The knobs when something's wrong

If you overfit: train for fewer epochs, lower the learning rate, reduce rank, or add more varied data. If you forgot general skills: train less aggressively, lower the learning rate, or mix a little general data back into your set. If it just didn't learn the behavior at all: more or better examples (back to Day 4), higher rank, or a higher alpha so the adapter speaks louder. Almost every fix is "adjust one thing, re-run, re-eval" — which is cheap on a Spark, so you can afford to be disciplined.

The non-technical version

A new hire who memorized last quarter's reports word-for-word looks brilliant until you hand them this quarter's numbers. Another hire learned your house style so hard they now write the lunch order like a quarterly report. You don't find either problem by admiring their training exercises — you find it by giving them fresh work and watching what happens. Evaluation is fresh work, given on purpose, before you let the model loose on real users.

~/cuda-week/finetune/eval_plan.md

# Run this BEFORE you call the fine-tune "done"

held_out:    20-50 prompts never trained on   -> did the behavior transfer?
side_by_side: base vs tuned, same prompts      -> is it actually better?
regression:  5 general prompts (math, q&a)     -> did I break anything?

# Same prompt set every run.
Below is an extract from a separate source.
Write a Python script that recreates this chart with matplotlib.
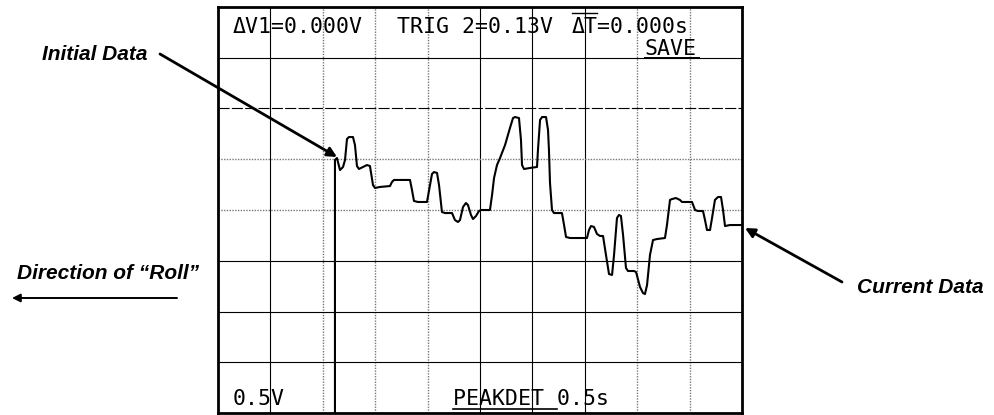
import numpy as np
import matplotlib.pyplot as plt

# roll-mode capture, 0.5 s/div horizontal, 0.5 V/div vertical
t = [1.116, 1.116, 1.135, 1.164, 1.193, 1.212, 1.231, 1.250, 1.288, 1.307,
     1.326, 1.345, 1.384, 1.422, 1.450, 1.479, 1.498, 1.546, 1.641, 1.660,
     1.679, 1.832, 1.851, 1.870, 1.908, 1.994, 2.023, 2.042, 2.061, 2.090,
     2.109, 2.137, 2.166, 2.233, 2.261, 2.290, 2.309, 2.338, 2.366, 2.385,
     2.414, 2.433, 2.462, 2.490, 2.510, 2.595, 2.615, 2.634, 2.662, 2.691,
     2.739, 2.786, 2.815, 2.834, 2.872, 2.891, 2.901, 2.920, 2.977, 3.044,
     3.053, 3.073, 3.092, 3.130, 3.149, 3.158, 3.168, 3.187, 3.206, 3.282,
     3.302, 3.321, 3.359, 3.521, 3.540, 3.559, 3.588, 3.616, 3.645, 3.674,
     3.702, 3.731, 3.760, 3.779, 3.807, 3.826, 3.845, 3.865, 3.893, 3.912,
     3.969, 3.989, 4.027, 4.055, 4.074, 4.094, 4.122, 4.151, 4.189, 4.265,
     4.284, 4.313, 4.332, 4.370, 4.408, 4.427, 4.523, 4.552, 4.580, 4.628,
     4.647, 4.666, 4.695, 4.714, 4.742, 4.771, 4.800, 4.819, 4.838, 4.885,
     5.0]
v = [-2.0, 0.493, 0.512, 0.394, 0.424, 0.493, 0.700, 0.719, 0.719, 0.640,
     0.433, 0.404, 0.424, 0.443, 0.433, 0.246, 0.217, 0.227, 0.236, 0.276,
     0.296, 0.296, 0.197, 0.089, 0.079, 0.079, 0.246, 0.355, 0.374, 0.365,
     0.246, -0.020, -0.030, -0.030, -0.099, -0.118, -0.099, 0.030, 0.069, 0.049,
     -0.049, -0.089, -0.059, -0.010, 0.0, 0.0, 0.148, 0.315, 0.443, 0.512,
     0.640, 0.808, 0.906, 0.916, 0.906, 0.690, 0.443, 0.404, 0.414, 0.424,
     0.591, 0.887, 0.916, 0.916, 0.788, 0.591, 0.266, 0.0, -0.030, -0.030,
     -0.148, -0.266, -0.276, -0.276, -0.197, -0.158, -0.167, -0.236, -0.256, -0.256,
     -0.443, -0.631, -0.640, -0.443, -0.079, -0.049, -0.059, -0.246, -0.571, -0.601,
     -0.601, -0.611, -0.759, -0.818, -0.828, -0.739, -0.443, -0.296, -0.286, -0.276,
     -0.148, 0.099, 0.108, 0.118, 0.099, 0.079, 0.079, 0.0, -0.010, -0.010,
     -0.099, -0.197, -0.197, -0.079, 0.099, 0.128, 0.128, 0.0, -0.158, -0.148,
     -0.148]

xgrid = [0.5, 1.0, 1.5, 2.0, 2.5, 3.0, 3.5, 4.0, 4.5]
ygrid = [1.5, 1.0, 0.5, 0.0, -0.5, -1.0, -1.5]
xgrid_style = ['s', 'd', 'd', 'd', 's', 's', 's', 'd', 'd']
ygrid_style = ['s', 'a', 'd', 'd', 's', 's', 's']

W, H = 994, 415
fig = plt.figure(figsize=(W / 100, H / 100), dpi=100)
ax = fig.add_axes([218 / W, 2 / H, 524 / W, 406 / H])
ax.set_xlim(0, 5)
ax.set_ylim(-2, 2)
ax.set_xticks([])
ax.set_yticks([])
for s in ax.spines.values():
    s.set_linewidth(2.0)

def gstyle(k):
    if k == 's':
        return dict(color='k', lw=0.8, ls='-')
    if k == 'a':
        return dict(color='k', lw=0.8, ls=(0, (10, 2)))
    return dict(color='#777777', lw=1.0, ls=(0, (1, 1)))

for x, k in zip(xgrid, xgrid_style):
    ax.axvline(x, zorder=1, **gstyle(k))
for y, k in zip(ygrid, ygrid_style):
    ax.axhline(y, zorder=1, **gstyle(k))

ax.plot(t, v, color='k', lw=1.5, zorder=3)

# screen readouts
mono = dict(family='DejaVu Sans Mono', fontsize=15.5, color='k', va='baseline')
ax.text(0.143, 1.744, 'ΔV1=0.000V', **mono)
ax.text(1.708, 1.744, 'TRIG 2=0.13V', **mono)
ax.text(3.378, 1.744, 'ΔT=0.000s', **mono)
ax.text(4.074, 1.527, 'SAVE', **mono)
ax.text(0.143, -1.921, '0.5V', **mono)
ax.text(2.242, -1.921, 'PEAKDET 0.5s', **mono)
ax.plot([3.378, 3.616], [1.941, 1.941], color='k', lw=1.0)
ax.plot([4.074, 4.59], [1.50, 1.50], color='k', lw=1.4)
ax.plot([2.242, 3.235], [-1.96, -1.96], color='k', lw=1.2)

# callouts
lab = dict(family='Liberation Sans', fontsize=15, fontweight='bold',
           fontstyle='italic', va='baseline')
fig.text(42 / W, 1 - 60 / H, 'Initial Data', **lab)
fig.text(857 / W, 1 - 293 / H, 'Current Data', **lab)
fig.text(17 / W, 1 - 279 / H, 'Direction of \u201cRoll\u201d', **lab)

arr = dict(arrowstyle='-|>', color='k', lw=2.0, mutation_scale=14,
           shrinkA=0, shrinkB=0)
fig.add_artist(plt.matplotlib.patches.FancyArrowPatch(
    (160 / W, 1 - 54 / H), (337 / W, 1 - 157 / H),
    transform=fig.transFigure, **arr))
fig.add_artist(plt.matplotlib.patches.FancyArrowPatch(
    (842 / W, 1 - 282 / H), (745 / W, 1 - 228 / H),
    transform=fig.transFigure, **arr))
arr2 = dict(arr, lw=1.4, mutation_scale=12)
fig.add_artist(plt.matplotlib.patches.FancyArrowPatch(
    (177 / W, 1 - 298 / H), (12 / W, 1 - 298 / H),
    transform=fig.transFigure, **arr2))

fig.savefig('out.png', dpi=100)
Write the results down.
# "Training loss went down" is NOT on this list on purpose.

Vocabulary to keep

Overfitting

Memorized the training data; fails on new inputs.

Catastrophic forgetting

Learned the new task but lost general abilities.

Held-out eval

Testing on examples the model never trained on.

Regression check

Confirming old skills still work after training.

Hands-on direction

Build your eval set before the capstone training run, not after — writing it first keeps you honest, because you can't quietly redefine "good" to match whatever the model produced. Twenty held-out prompts and five regression prompts is enough. Tomorrow you'll run them against the model you train and finally answer the only question that matters: did it actually work?

Training loss measures how well the model fits answers it already saw. Everything that matters happens on the answers it hasn't.